DIRECTIVE
Go through the material and write it all out exactly, minus the pictures.

SOURCE EXCERPT

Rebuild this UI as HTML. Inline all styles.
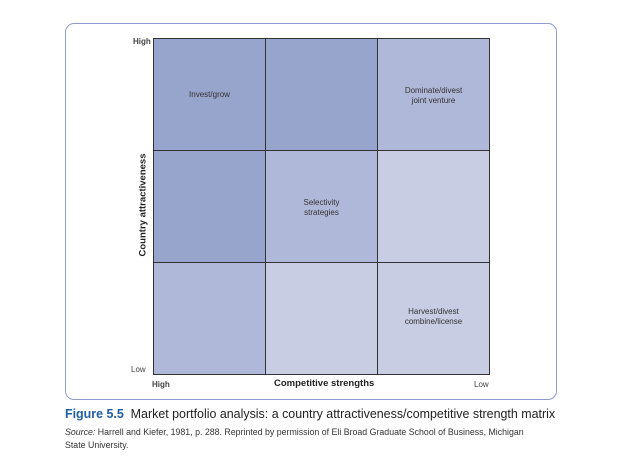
<!DOCTYPE html>
<html><head><style>
body{margin:0;width:630px;height:457px;background:#fff;position:relative;font-family:"Liberation Sans",sans-serif;overflow:hidden}
.box{position:absolute;left:65px;top:23px;width:492px;height:377px;border:1px solid #8e9dd0;border-radius:9px;box-sizing:border-box}
.c{position:absolute;box-sizing:border-box;border:1px solid #333;font-size:8px;color:#333;text-align:center;font-family:"Liberation Sans Narrow","Liberation Sans",sans-serif;line-height:10px}
.d{background:#97a5cc}.m{background:#afb8d8}.l{background:#c8cde3}
.t{position:absolute;font-size:8px;color:#444;font-family:"Liberation Sans Narrow","Liberation Sans",sans-serif}
</style></head><body>
<div class="box"></div>
<div class="c d" style="left:153px;top:38px;width:113px;height:113px"><div style="margin-top:51px">Invest/grow</div></div>
<div class="c d" style="left:265px;top:38px;width:113px;height:113px"></div>
<div class="c m" style="left:377px;top:38px;width:113px;height:113px"><div style="margin-top:47px">Dominate/divest<br>joint venture</div></div>
<div class="c d" style="left:153px;top:150px;width:113px;height:113px"></div>
<div class="c m" style="left:265px;top:150px;width:113px;height:113px"><div style="margin-top:47px">Selectivity<br>strategies</div></div>
<div class="c l" style="left:377px;top:150px;width:113px;height:113px"></div>
<div class="c m" style="left:153px;top:262px;width:113px;height:113px"></div>
<div class="c l" style="left:265px;top:262px;width:113px;height:113px"></div>
<div class="c l" style="left:377px;top:262px;width:113px;height:113px"><div style="margin-top:44px">Harvest/divest<br>combine/license</div></div>
<div class="t" style="left:133px;top:37px;font-weight:bold;color:#444">High</div>
<div class="t" style="left:131px;top:365px">Low</div>
<div class="t" style="left:152px;top:380px;font-weight:bold">High</div>
<div class="t" style="left:474px;top:380px">Low</div>
<div class="t" style="left:274px;top:378px;font-weight:bold;font-size:9.5px;color:#222">Competitive strengths</div>
<div class="t" style="left:143px;top:205px;transform:translate(-50%,-50%) rotate(-90deg);font-weight:bold;font-size:9.5px;color:#222;white-space:nowrap">Country attractiveness</div>
<div style="position:absolute;left:65px;top:407px;font-size:12.45px;color:#222;white-space:nowrap"><b style="color:#1f5fa6">Figure 5.5</b>&nbsp; Market portfolio analysis: a country attractiveness/competitive strength matrix</div>
<div style="position:absolute;left:65px;top:426px;font-size:8.8px;color:#333;line-height:12.5px;width:478px"><i>Source:</i> Harrell and Kiefer, 1981, p. 288. Reprinted by permission of Eli Broad Graduate School of Business, Michigan State University.</div>
</body></html>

TASK ANSWER
Rebuild this UI as HTML. Inline all styles.
<!DOCTYPE html>
<html><head><style>
body{margin:0;width:630px;height:457px;background:#fff;position:relative;font-family:"Liberation Sans",sans-serif;overflow:hidden}
.box{position:absolute;left:65px;top:23px;width:492px;height:377px;border:1px solid #8e9dd0;border-radius:9px;box-sizing:border-box}
.c{position:absolute;box-sizing:border-box;border:1px solid #333;font-size:8px;color:#333;text-align:center;font-family:"Liberation Sans Narrow","Liberation Sans",sans-serif;line-height:10px}
.d{background:#97a5cc}.m{background:#afb8d8}.l{background:#c8cde3}
.t{position:absolute;font-size:8px;color:#444;font-family:"Liberation Sans Narrow","Liberation Sans",sans-serif}
</style></head><body>
<div class="box"></div>
<div class="c d" style="left:153px;top:38px;width:113px;height:113px"><div style="margin-top:51px">Invest/grow</div></div>
<div class="c d" style="left:265px;top:38px;width:113px;height:113px"></div>
<div class="c m" style="left:377px;top:38px;width:113px;height:113px"><div style="margin-top:47px">Dominate/divest<br>joint venture</div></div>
<div class="c d" style="left:153px;top:150px;width:113px;height:113px"></div>
<div class="c m" style="left:265px;top:150px;width:113px;height:113px"><div style="margin-top:47px">Selectivity<br>strategies</div></div>
<div class="c l" style="left:377px;top:150px;width:113px;height:113px"></div>
<div class="c m" style="left:153px;top:262px;width:113px;height:113px"></div>
<div class="c l" style="left:265px;top:262px;width:113px;height:113px"></div>
<div class="c l" style="left:377px;top:262px;width:113px;height:113px"><div style="margin-top:44px">Harvest/divest<br>combine/license</div></div>
<div class="t" style="left:133px;top:37px;font-weight:bold;color:#444">High</div>
<div class="t" style="left:131px;top:365px">Low</div>
<div class="t" style="left:152px;top:380px;font-weight:bold">High</div>
<div class="t" style="left:474px;top:380px">Low</div>
<div class="t" style="left:274px;top:378px;font-weight:bold;font-size:9.5px;color:#222">Competitive strengths</div>
<div class="t" style="left:143px;top:205px;transform:translate(-50%,-50%) rotate(-90deg);font-weight:bold;font-size:9.5px;color:#222;white-space:nowrap">Country attractiveness</div>
<div style="position:absolute;left:65px;top:407px;font-size:12.45px;color:#222;white-space:nowrap"><b style="color:#1f5fa6">Figure 5.5</b>&nbsp; Market portfolio analysis: a country attractiveness/competitive strength matrix</div>
<div style="position:absolute;left:65px;top:426px;font-size:8.8px;color:#333;line-height:12.5px;width:478px"><i>Source:</i> Harrell and Kiefer, 1981, p. 288. Reprinted by permission of Eli Broad Graduate School of Business, Michigan State University.</div>
</body></html>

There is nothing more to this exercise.